The application will not reinitiate the connection unless the sender is notified that the socket has been dropped. Unfortunately, the firewall drops the receiver's connection without notifying the sender. TCPView shows the sender socket still 'open.'

Is there some sort of keepalive script that I can run as a service maybe that will keep alive this connection?
 
Originally posted by: spidey07
Use TCP keepalives, that will...you know keep the socket alive.

Can you elaborate, please? I don't have a clue how to use TCP keepalives.
 
I'm not a programmer, but there is a feature of TCP that uses a keepalive to maintain socket state. It's totally normal for a firewall to drop an idle connection, especially after 3 hours...otherwise it's state tables would be astronomically big.

I would imagine it would be in your program to make a call to the stack.

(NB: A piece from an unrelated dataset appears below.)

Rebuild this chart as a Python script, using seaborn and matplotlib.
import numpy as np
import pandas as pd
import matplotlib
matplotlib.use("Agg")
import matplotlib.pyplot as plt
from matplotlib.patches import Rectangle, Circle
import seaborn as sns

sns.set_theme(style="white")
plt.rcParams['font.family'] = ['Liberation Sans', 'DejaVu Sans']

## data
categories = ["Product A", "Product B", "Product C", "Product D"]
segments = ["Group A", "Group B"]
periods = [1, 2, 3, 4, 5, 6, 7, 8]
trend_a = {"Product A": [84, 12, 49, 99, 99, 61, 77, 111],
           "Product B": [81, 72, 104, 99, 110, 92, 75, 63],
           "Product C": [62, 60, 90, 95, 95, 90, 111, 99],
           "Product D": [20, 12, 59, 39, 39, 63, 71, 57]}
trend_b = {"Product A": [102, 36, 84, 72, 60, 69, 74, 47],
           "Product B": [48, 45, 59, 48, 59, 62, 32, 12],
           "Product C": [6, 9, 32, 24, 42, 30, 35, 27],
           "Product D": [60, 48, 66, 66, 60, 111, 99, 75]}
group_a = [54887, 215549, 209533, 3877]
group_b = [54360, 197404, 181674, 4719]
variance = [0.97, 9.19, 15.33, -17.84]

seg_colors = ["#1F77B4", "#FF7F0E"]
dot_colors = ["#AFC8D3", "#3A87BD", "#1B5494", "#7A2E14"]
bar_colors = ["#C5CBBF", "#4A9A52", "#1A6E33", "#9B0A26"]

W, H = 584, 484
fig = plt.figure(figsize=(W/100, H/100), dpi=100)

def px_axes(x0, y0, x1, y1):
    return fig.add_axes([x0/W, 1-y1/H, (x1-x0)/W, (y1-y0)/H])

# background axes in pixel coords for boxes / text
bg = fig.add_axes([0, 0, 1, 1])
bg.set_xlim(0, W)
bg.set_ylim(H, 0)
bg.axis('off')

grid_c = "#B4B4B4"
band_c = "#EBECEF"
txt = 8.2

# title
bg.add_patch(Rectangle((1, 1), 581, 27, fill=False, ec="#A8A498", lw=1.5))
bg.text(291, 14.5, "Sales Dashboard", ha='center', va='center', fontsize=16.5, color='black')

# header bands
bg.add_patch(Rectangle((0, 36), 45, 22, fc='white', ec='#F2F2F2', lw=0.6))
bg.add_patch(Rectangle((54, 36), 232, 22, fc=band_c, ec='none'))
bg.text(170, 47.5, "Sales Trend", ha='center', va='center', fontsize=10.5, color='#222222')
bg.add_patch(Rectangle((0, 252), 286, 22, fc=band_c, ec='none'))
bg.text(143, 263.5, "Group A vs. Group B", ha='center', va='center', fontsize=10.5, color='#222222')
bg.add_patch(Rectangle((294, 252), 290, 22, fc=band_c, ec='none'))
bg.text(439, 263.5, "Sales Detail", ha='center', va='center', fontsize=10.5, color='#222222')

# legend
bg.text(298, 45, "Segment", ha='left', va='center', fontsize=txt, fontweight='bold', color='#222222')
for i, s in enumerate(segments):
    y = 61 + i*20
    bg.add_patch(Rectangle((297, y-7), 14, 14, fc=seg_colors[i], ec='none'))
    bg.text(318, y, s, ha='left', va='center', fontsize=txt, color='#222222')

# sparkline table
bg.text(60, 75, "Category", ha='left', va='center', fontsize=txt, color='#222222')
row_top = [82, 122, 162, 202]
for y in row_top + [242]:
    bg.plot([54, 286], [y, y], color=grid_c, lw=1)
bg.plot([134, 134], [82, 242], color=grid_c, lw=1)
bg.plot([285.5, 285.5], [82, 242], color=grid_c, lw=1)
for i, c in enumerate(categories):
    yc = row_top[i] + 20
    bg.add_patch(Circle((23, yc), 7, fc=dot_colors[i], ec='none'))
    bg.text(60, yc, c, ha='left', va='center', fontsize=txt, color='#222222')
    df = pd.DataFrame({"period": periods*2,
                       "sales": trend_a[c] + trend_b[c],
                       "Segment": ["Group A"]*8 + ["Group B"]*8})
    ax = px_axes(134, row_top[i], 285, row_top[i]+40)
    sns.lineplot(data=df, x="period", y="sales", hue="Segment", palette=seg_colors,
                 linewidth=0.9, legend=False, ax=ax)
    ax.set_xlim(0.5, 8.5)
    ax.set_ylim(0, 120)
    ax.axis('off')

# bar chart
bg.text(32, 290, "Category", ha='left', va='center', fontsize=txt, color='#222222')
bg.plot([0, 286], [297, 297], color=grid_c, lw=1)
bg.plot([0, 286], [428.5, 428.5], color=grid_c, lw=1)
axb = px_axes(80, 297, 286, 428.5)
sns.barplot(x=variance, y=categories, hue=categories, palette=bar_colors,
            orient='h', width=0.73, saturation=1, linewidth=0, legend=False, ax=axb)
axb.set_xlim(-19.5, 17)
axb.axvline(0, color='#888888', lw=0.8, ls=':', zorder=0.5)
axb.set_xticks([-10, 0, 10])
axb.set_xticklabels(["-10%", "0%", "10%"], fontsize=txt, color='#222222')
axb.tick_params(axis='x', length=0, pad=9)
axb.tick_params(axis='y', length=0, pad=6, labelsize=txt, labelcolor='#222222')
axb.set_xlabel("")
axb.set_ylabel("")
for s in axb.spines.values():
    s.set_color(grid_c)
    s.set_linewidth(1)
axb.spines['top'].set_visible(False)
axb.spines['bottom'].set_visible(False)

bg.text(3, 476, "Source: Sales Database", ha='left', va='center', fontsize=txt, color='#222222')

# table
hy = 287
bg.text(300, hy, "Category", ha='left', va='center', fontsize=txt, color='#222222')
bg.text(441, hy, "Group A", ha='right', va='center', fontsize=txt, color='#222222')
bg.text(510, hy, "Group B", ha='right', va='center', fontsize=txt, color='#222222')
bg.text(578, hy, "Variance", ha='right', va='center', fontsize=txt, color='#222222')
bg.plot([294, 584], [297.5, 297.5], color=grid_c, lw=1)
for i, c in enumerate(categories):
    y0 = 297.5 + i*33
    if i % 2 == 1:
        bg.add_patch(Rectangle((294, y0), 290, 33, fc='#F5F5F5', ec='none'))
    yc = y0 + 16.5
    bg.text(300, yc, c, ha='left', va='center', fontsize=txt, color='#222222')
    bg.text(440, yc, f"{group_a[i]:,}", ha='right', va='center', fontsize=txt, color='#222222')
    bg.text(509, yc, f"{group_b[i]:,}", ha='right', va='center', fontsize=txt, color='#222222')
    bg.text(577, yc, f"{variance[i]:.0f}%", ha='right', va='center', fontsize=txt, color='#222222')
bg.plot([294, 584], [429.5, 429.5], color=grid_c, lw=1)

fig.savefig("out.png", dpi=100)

Alternatively you could configure the firewall to send a TCP RST to the sender and receiver, that would be on the rule that allowed the traffic.
 
Is it possible to configure something outside of the application? Current version does not include a TCP keepalive.
 
Well if it is a TCP connection between application A and application B, no other application can easily directly send traffic over that specific TCP connection socket once it has been made DIRECTLY between application A and remote application B

The easiest thing would be to modify either the time-out or the detection / handling of the time-out, or the application on one end or the other so that it sends periodic traffic to preserve and monitor the link's integrity.

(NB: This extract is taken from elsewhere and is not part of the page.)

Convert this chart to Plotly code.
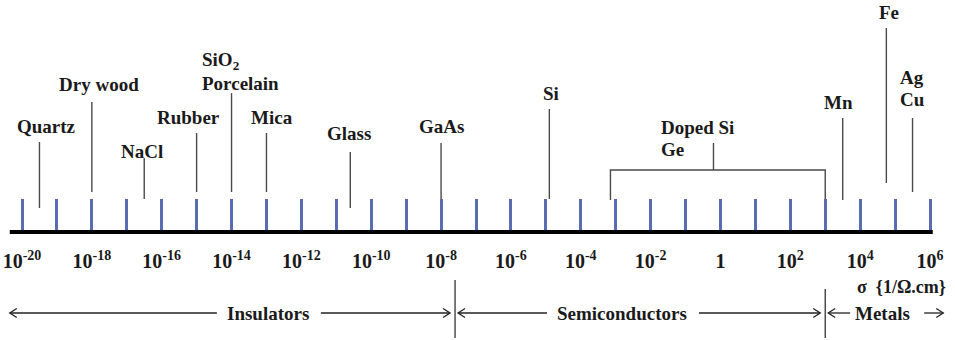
import plotly.graph_objects as go

# ---- data -------------------------------------------------------------
# conductivity scale: decades of sigma in 1/(ohm.cm)
exponents = list(range(-20, 7))
major_exp = [e for e in exponents if e % 2 == 0]
minor_exp = [e for e in exponents if e % 2 != 0]
tick_labels = ["1" if e == 0 else f"10<sup>{e}</sup>" for e in major_exp]

materials = ["Quartz", "Dry wood", "NaCl", "Rubber", "SiO<sub>2</sub><br>Porcelain",
             "Mica", "Glass", "GaAs", "Si", "Mn", "Fe", "Ag<br>Cu"]
log_sigma = [-19.5, -18, -16.5, -15, -14, -13, -10.6, -8, -4.9, 3.5, 4.75, 5.5]

doped_label = "Doped Si<br>Ge"
doped_range = [-3.15, 3.0]
doped_mid = -0.2

classes = ["Insulators", "Semiconductors", "Metals"]
class_edges = [-20.35, -7.6, 3.0, 6.38]
class_mid = [-12.96, -2.82, 4.63]
unit_label = "σ\u00a0 {1/Ω.cm}"

# ---- drawing layout (pixel heights above the scale line) ---------------
stem_base = [24, 40, 33, 40, 40, 40, 24, 33, 33, 32, 49, 40]
stem_top = [90, 130, 74, 99, 139, 99, 80, 89, 123, 114, 204, 114]
label_y = [106, 148, 81, 115, 171, 115, 99, 106, 139, 130, 220, 155]
label_dx = [7, 7, -2, -8, -32, 6, -1, 0, 2, -4, 3, -15]
line_gap = 22
doped_base, doped_bar, doped_stem, doped_y, doped_dx = 32, 62, 89, 105, -54
class_half = [41, 65, 30]

W, H = 955, 340
PX = 908 / 26                 # pixels per decade
X0 = -20 - 22 / PX            # left edge of the page in decades
Y_AXIS = 232                  # pixel row of the scale line
FONT = "Liberation Serif"
INK = "#1a1a1a"
STEM = "#4a4a4a"
TICK_BLUE = "#5a6cb0"

fig = go.Figure()

# material stems
xs, ys = [], []
for v, b, t in zip(log_sigma, stem_base, stem_top):
    xs += [v, v, None]
    ys += [b, t, None]
# bracket spanning the doped-semiconductor range
xs += [doped_range[0], doped_range[0], doped_range[1], doped_range[1], None,
       doped_mid, doped_mid]
ys += [doped_base, doped_bar, doped_bar, doped_base, None, doped_bar, doped_stem]
fig.add_trace(go.Scatter(x=xs, y=ys, mode="lines", hoverinfo="skip",
                         line=dict(color=STEM, width=1.4), showlegend=False))

annotations = []
lab_font = dict(family=FONT, size=19, color=INK, weight="bold")


def add_label(text, x, y_top, dx):
    lines = text.split("<br>")
    multi = len(lines) > 1
    for i, ln in enumerate(lines):
        annotations.append(dict(
            x=x, y=y_top - i * line_gap, xref="x", yref="y", text=ln,
            showarrow=False, font=lab_font, xshift=dx,
            xanchor="left" if multi else "center", yanchor="middle"))


for name, v, ly, dx in zip(materials, log_sigma, label_y, label_dx):
    add_label(name, v, ly, dx)
add_label(doped_label, doped_mid, doped_y, doped_dx)

# classification band below the scale: label flanked by two open arrows
ARROW_Y = -81
HEAD_L, HEAD_H = 7 / PX, 4.5
ax_, ay_ = [], []


def arrow(tail, tip):
    d = HEAD_L if tip > tail else -HEAD_L
    ax_.extend([tail, tip, None, tip - d, tip, tip - d, None])
    ay_.extend([ARROW_Y, ARROW_Y, None, ARROW_Y + HEAD_H, ARROW_Y,
                ARROW_Y - HEAD_H, None])


cls_font = dict(family=FONT, size=19, color=INK, weight="bold")
for i, (name, mid, half) in enumerate(zip(classes, class_mid, class_half)):
    left = class_edges[i] + (0 if i == 0 else 3 / PX)
    right = class_edges[i + 1] - (0 if i == len(classes) - 1 else 5 / PX)
    annotations.append(dict(x=mid, y=ARROW_Y, xref="x", yref="y", text=name,
                            showarrow=False, font=cls_font, yanchor="middle"))
    gap_l = 2 if name == "Metals" else 10
    arrow(mid - (half + gap_l) / PX, left)
    arrow(mid + (half + 12) / PX, right)

fig.add_trace(go.Scatter(x=ax_, y=ay_, mode="lines", hoverinfo="skip",
                         line=dict(color="#222", width=1.3), showlegend=False))

annotations.append(dict(x=948 / W, y=-55, xref="paper", yref="y", text=unit_label,
                        showarrow=False, xanchor="right", yanchor="middle",
                        font=dict(family=FONT, size=18, color=INK, weight="bold")))

shapes = [
    # scale line
    dict(type="line", xref="x", yref="y", x0=exponents[0] - 0.35,
         x1=exponents[-1] + 0.08, y0=0, y1=0, line=dict(color="black", width=4)),
    # class boundaries
    dict(type="line", xref="x", yref="y", x0=class_edges[1], x1=class_edges[1],
         y0=-48, y1=-106, line=dict(color="#333", width=1.3)),
    dict(type="line", xref="x", yref="y", x0=class_edges[2], x1=class_edges[2],
         y0=-57, y1=-106, line=dict(color="#333", width=1.3)),
]

fig.update_layout(
    width=W, height=H, margin=dict(l=0, r=0, t=0, b=0),
    paper_bgcolor="white", plot_bgcolor="white",
    annotations=annotations, shapes=shapes,
    xaxis=dict(range=[X0, X0 + W / PX], tickmode="array", tickvals=major_exp,
               ticktext=tick_labels, ticks="inside", ticklen=33, tickwidth=3,
               tickcolor=TICK_BLUE,
               minor=dict(tickvals=minor_exp, ticks="inside", ticklen=33,
                          tickwidth=3, tickcolor=TICK_BLUE, showgrid=False),
               showline=False, showgrid=False, zeroline=False,
               anchor="free", position=(H - Y_AXIS) / H,
               tickfont=dict(family=FONT, size=20, color=INK, weight="bold"),
               ticklabelstandoff=15, ticklabeloverflow="allow", fixedrange=True),
    yaxis=dict(range=[Y_AXIS - H, Y_AXIS], visible=False, fixedrange=True),
)

fig.write_html("out.html", config={"displayModeBar": False})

Another option is to create a tunnel between application A on the local PC and application B on the remote PC using a third application C on the local PC and possibly also a remote application D on the remote PC. Basically like sending the TCP port 402 connection through a VPN or some other kind of tunnel. That way you can have your other processes/applications/configurations responsible for keeping the tunnel/VPN open and maintained / monitored and then the applications A/B do not need special modification (other than what address / port they're talking to / receiving from) to have a reliably monitored / maintained connection.

Something like openvpn, stunnel, et. al. can be used to make such a tunneled connection.

Application A TCP ---> Local Tunnel application address X /port Y ---> tunnel over internet -->
Remote Tunnel application address V / port W ----> remote Application B TCP/402

so that would be your basic setup assuming you use a tunnel protocol / application that has components on both ends of the connection like STUNNEL or OpenVPN or whatever.

You'd just change Application A to talk to address X / port Y which would be local, then remote Application B instead of getting a direct connect from Application A would get an incoming connection on its port 402 from the remote tunnel endpoint application instead of directly from Application A.